WORK INSTRUCTIONS: Working from the top of the listing below, retype each line through the line containing "p.outline_line_width = 2", both included, with no pictures.

SOURCE MATERIAL:
>> start
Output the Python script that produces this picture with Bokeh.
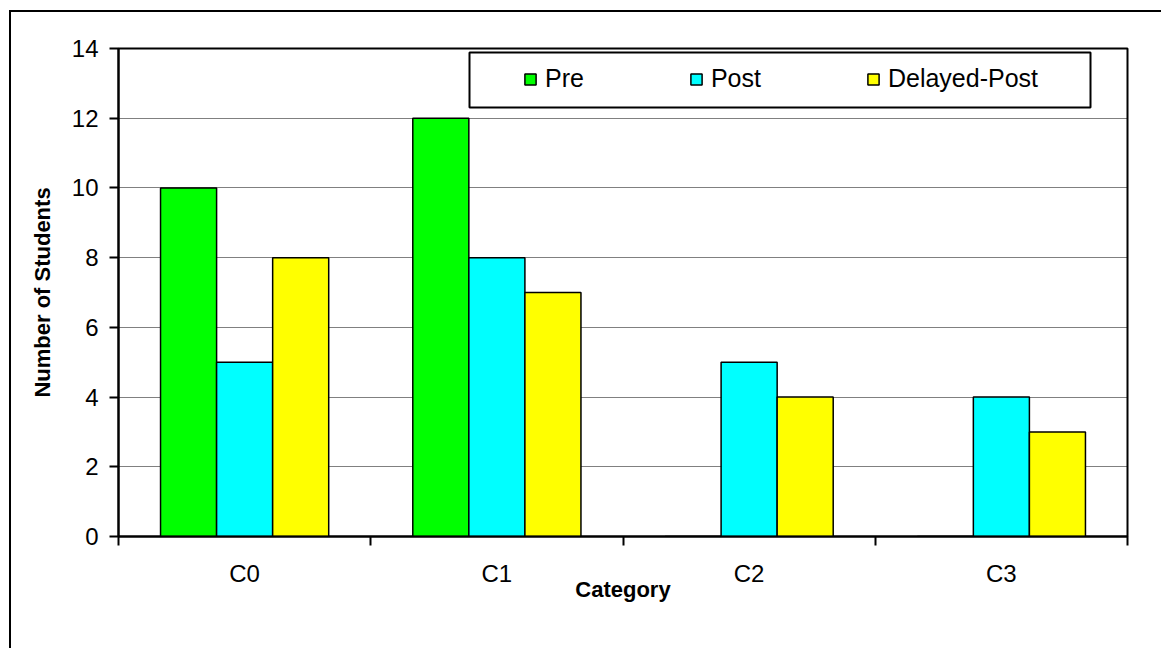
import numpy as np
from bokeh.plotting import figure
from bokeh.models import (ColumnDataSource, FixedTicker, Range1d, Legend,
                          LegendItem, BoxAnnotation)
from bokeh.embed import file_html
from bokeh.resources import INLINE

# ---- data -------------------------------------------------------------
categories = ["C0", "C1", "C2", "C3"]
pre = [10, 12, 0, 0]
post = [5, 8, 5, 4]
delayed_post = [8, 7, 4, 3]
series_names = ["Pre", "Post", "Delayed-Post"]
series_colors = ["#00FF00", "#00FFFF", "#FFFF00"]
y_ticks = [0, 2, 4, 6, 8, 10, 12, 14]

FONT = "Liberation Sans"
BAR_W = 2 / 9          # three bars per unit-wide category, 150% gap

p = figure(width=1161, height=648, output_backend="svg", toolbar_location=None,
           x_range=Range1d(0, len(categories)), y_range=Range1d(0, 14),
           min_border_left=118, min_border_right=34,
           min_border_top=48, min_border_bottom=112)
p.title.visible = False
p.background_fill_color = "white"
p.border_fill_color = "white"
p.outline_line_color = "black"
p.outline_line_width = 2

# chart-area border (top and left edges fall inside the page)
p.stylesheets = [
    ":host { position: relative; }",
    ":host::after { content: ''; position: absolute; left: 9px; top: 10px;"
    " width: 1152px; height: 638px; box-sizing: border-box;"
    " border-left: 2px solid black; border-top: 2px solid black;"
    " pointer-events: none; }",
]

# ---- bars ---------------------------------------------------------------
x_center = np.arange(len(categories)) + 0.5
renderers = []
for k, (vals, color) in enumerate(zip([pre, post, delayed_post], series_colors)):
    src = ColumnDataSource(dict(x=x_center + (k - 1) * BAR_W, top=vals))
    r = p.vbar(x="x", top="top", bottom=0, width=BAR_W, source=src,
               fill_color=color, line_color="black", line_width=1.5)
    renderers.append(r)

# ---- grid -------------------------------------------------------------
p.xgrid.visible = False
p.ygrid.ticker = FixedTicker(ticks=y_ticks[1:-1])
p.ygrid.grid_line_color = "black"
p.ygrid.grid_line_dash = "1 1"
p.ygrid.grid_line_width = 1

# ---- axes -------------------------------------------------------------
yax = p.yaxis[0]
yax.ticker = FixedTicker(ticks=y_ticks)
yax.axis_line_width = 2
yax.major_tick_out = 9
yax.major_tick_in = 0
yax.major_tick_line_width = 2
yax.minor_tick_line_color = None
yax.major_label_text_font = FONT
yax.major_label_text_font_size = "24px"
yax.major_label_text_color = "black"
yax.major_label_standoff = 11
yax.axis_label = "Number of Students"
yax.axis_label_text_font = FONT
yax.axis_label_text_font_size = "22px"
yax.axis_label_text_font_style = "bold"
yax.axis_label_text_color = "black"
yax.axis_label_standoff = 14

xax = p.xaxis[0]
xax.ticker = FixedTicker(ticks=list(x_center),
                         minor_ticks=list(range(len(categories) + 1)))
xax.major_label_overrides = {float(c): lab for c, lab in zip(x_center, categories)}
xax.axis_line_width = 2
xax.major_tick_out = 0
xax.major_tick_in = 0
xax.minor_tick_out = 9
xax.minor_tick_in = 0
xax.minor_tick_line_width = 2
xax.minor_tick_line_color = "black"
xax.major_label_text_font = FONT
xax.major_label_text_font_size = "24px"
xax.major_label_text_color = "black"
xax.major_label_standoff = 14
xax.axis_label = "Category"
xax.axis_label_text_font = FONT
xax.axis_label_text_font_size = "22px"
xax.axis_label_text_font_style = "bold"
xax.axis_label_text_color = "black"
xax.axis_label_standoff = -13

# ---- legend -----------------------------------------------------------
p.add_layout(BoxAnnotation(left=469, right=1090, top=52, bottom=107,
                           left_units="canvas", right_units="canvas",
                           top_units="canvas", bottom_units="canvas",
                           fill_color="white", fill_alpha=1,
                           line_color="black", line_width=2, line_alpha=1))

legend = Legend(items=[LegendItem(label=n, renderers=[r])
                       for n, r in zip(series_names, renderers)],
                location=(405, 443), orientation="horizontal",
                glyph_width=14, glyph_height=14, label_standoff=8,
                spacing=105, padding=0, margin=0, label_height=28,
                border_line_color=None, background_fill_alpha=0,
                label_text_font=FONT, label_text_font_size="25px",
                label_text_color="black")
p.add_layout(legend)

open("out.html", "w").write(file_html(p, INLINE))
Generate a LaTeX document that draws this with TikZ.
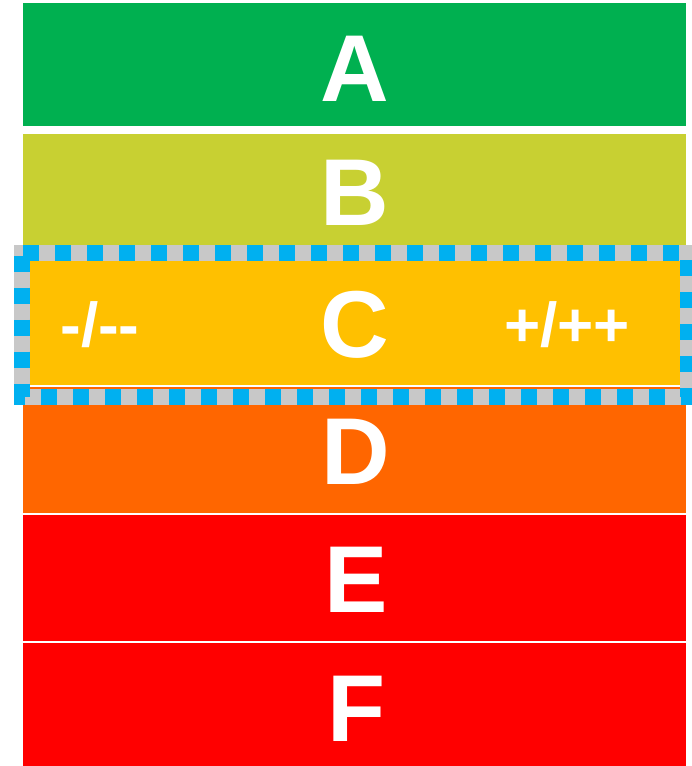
>> end
ANSWER TO THE EXERCISE:
Output the Python script that produces this picture with Bokeh.
import numpy as np
from bokeh.plotting import figure
from bokeh.models import (ColumnDataSource, FixedTicker, Range1d, Legend,
                          LegendItem, BoxAnnotation)
from bokeh.embed import file_html
from bokeh.resources import INLINE

# ---- data -------------------------------------------------------------
categories = ["C0", "C1", "C2", "C3"]
pre = [10, 12, 0, 0]
post = [5, 8, 5, 4]
delayed_post = [8, 7, 4, 3]
series_names = ["Pre", "Post", "Delayed-Post"]
series_colors = ["#00FF00", "#00FFFF", "#FFFF00"]
y_ticks = [0, 2, 4, 6, 8, 10, 12, 14]

FONT = "Liberation Sans"
BAR_W = 2 / 9          # three bars per unit-wide category, 150% gap

p = figure(width=1161, height=648, output_backend="svg", toolbar_location=None,
           x_range=Range1d(0, len(categories)), y_range=Range1d(0, 14),
           min_border_left=118, min_border_right=34,
           min_border_top=48, min_border_bottom=112)
p.title.visible = False
p.background_fill_color = "white"
p.border_fill_color = "white"
p.outline_line_color = "black"
p.outline_line_width = 2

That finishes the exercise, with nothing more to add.